PM: Malaysia wants to learn Dutch flood management

NEW YORK: Malaysia wants to tap into the Netherlands‘ experience in flood management to see if it can be applied to flood mitigation in Malaysia, the prime minister has said.

Datuk Seri Ismail Sabri Yaakob said the Dutch have long been considered experts in this field and Malaysia could learn from the experience of the former.

He said it was among the issues he discussed with his Dutch counterpart Mark Rutte when they met on the sidelines of the UN General Assembly.

“We hope to get advice from them to minimize the effects of the floods,” he told Malaysian media.

Due to its low altitude – about two-thirds of its area is vulnerable to flooding – flood control is therefore crucial in the Netherlands.

Ismail Sabri said that Malaysia and the Netherlands had agreed to strengthen trade relations between the two countries, pointing out that the latter was the biggest importer of palm oil in Europe.

On the MH17 issue, the Prime Minister had informed Rutte that Malaysia’s next decision would be known after the trial in a Dutch court delivered its verdict in November.

He said Malaysia did not want to “take the leap” and publicize their next course ahead of the verdict.

“There have been attempts by some countries, including the Netherlands and Australia, to call on Malaysia to accuse Russia of its involvement in the case,” he said.

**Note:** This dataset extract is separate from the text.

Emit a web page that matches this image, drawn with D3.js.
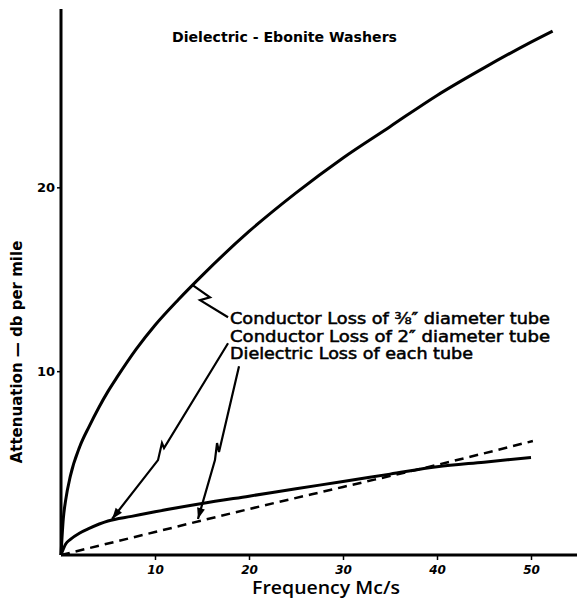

Verdicts in the Dutch trial in absentia of three Russians and a Ukrainian accused of involvement in the downing of MH17 are due on November 17, according to reports.

The trial began on March 9, 2020 and an international team of investigators and prosecutors named four suspects – Russians Igor Girkin, Sergey Dubinskiy and Oleg Pulatov as well as Ukrainian Leonid Kharchenko.

They are accused of murdering all those who died in the tragedy.

The MH17 was flying from Amsterdam to Kuala Lumpur when it was shot down by a missile fired from territory held by pro-Russian rebels during fighting with Ukrainian government troops, international investigators have said.

All 298 people on board were killed in the July 17, 2014 incident, two-thirds of whom were Dutch nationals.